The European Union has moved to match a US offer to cut controversial agricultural subsidies and tariffs.
The US and EU now seem to be speaking the same language
In an effort to revive stalled World Trade Organization (WTO) talks, US Trade Representative Rob Portman said the US would cut farm subsidies by 60%.
EU Trade Commissioner Peter Mandelson responded by indicating that the EU was willing to at least halve it highest tariffs on farm imports.
The WTO meeting in Zurich aims to bring about a trade treaty by year-end.
The European Commission said Mr Mandelson had proposed that EU tariffs which currently stand at 90% for some agricultural imports should be cut by at least 50%, with smaller cuts for lower tariffs.
The WTO's stance over trade has inflamed many opinions worldwide
Europe's response came after the US said its offer was valid only if the EU and Japan also made large cuts in trade-distorting support for agriculture.
"The US is willing to take some pain," said Mr Portman. "But those who subsidise more need to reduce more."
As part of its plan, the US would cut key agricultural subsidies by 60% before 2010, with trade tariffs slashed by up to 90%.
Trade tariffs would eventually be phased out completely, except on a limited number of "sensitive" products.
The US said it was also willing to tighten up its regulation of export subsidies.
Agricultural subsidies and trade tariffs were blamed for the breakdown of WTO negotiations.
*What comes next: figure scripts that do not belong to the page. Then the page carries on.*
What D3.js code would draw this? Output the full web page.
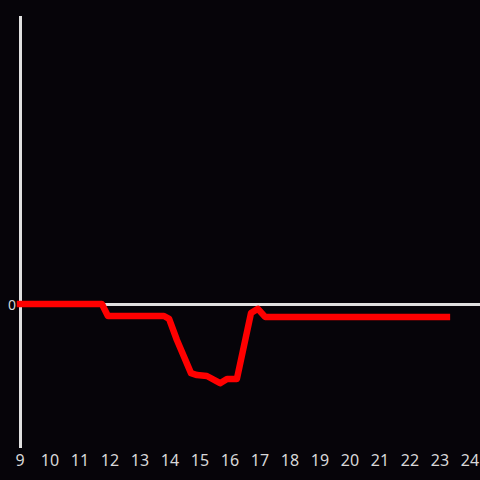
<!DOCTYPE html>
<html>
<head>
<meta charset="utf-8">
<script src="https://cdn.jsdelivr.net/npm/d3@7"></script>
<style>
  html, body { margin: 0; padding: 0; background: #060409; }
  svg { display: block; }
  .tick-text { fill: #d8d8d8; font-family: 'Noto Sans', 'Liberation Sans', sans-serif; }
</style>
</head>
<body>
<div id="chart"></div>
<script>
// hours of the day (decimal) and the values at each point
const hours = [9.0, 11.73, 11.93, 13.8, 13.97, 14.23, 14.7, 14.9, 15.23, 15.67, 15.9, 16.23, 16.7, 16.93, 17.17, 23.23];
const values = [0, 0, -0.25, -0.25, -0.31, -0.75, -1.44, -1.48, -1.5, -1.65, -1.56, -1.56, -0.19, -0.1, -0.27, -0.27];
const xTicks = d3.range(9, 25);
const yTicks = [0];

const width = 480, height = 480;
const margin = {top: 16, right: 10, bottom: 32, left: 20};

const svg = d3.select('#chart').append('svg')
  .attr('width', width)
  .attr('height', height);

svg.append('rect')
  .attr('width', width)
  .attr('height', height)
  .attr('fill', '#060409');

const x = d3.scaleLinear()
  .domain([9, 24])
  .range([margin.left, width - margin.right]);

const y = d3.scaleLinear()
  .domain([-3, 6])
  .range([height - margin.bottom, margin.top]);

// y axis line
svg.append('line')
  .attr('x1', x(9) + 0.5)
  .attr('x2', x(9) + 0.5)
  .attr('y1', y(6))
  .attr('y2', y(-3))
  .attr('stroke', '#e0e0e0')
  .attr('stroke-width', 3);

// zero line
svg.selectAll('line.zero')
  .data(yTicks).enter()
  .append('line')
  .attr('class', 'zero')
  .attr('x1', x(9))
  .attr('x2', width)
  .attr('y1', (d) => y(d) + 0.5)
  .attr('y2', (d) => y(d) + 0.5)
  .attr('stroke', '#e0e0e0')
  .attr('stroke-width', 3);

svg.selectAll('text.ylab')
  .data(yTicks).enter()
  .append('text')
  .attr('class', 'tick-text')
  .attr('font-size', 14)
  .attr('x', x(9) - 4)
  .attr('y', (d) => y(d) + 1)
  .attr('dy', '0.35em')
  .attr('text-anchor', 'end')
  .text((d) => d);

// x tick labels
svg.selectAll('text.xlab')
  .data(xTicks).enter()
  .append('text')
  .attr('class', 'tick-text')
  .attr('font-size', 16)
  .attr('x', (d) => x(d))
  .attr('y', 466)
  .attr('text-anchor', 'middle')
  .text((d) => d);

const line = d3.line()
  .x((d, i) => x(hours[i]))
  .y((d) => y(d));

svg.append('path')
  .datum(values)
  .attr('d', line)
  .attr('fill', 'none')
  .attr('stroke', '#ff0000')
  .attr('stroke-width', 6.5)
  .attr('stroke-linecap', 'square')
  .attr('stroke-linejoin', 'round');
</script>
</body>
</html>
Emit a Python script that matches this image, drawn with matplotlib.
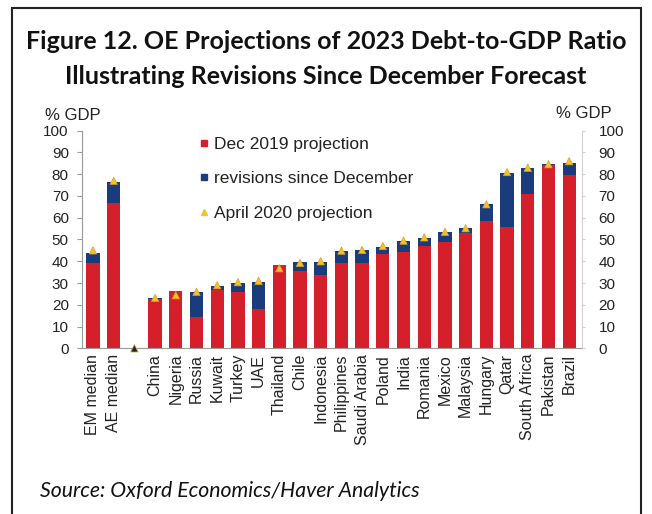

Without some willingness to compromise, analysts have warned that the chances of reaching an agreement look slim.
The current round of WTO talks - called the Doha round and aimed at producing a new global free trade agreement by 2006 - are scheduled to start again in Hong Kong in December.
Developing nations want wealthier nations to stop helping their farmers and producers with state aid, which they say distorts market prices and makes it impossible for them to compete.
They also want freer access to the world's most profitable markets and are unwilling to open up their markets until they get it.
Wealthier nations are concerned that low-cost products would flood their markets, putting many of their farmers and companies out of business.
Mr Portman said that it was not only the wealthiest nations that must be willing to find a compromise.
"Developing countries must also offer contributions, commensurate with their role in agricultural trade," he wrote in the Financial Times newspaper.
Representatives from 15 nations including China, India, Australia, Brazil, South Africa, Rwanda, Hong Kong and Canada, as well as the EU and the US, have gathered for the meeting in Zurich.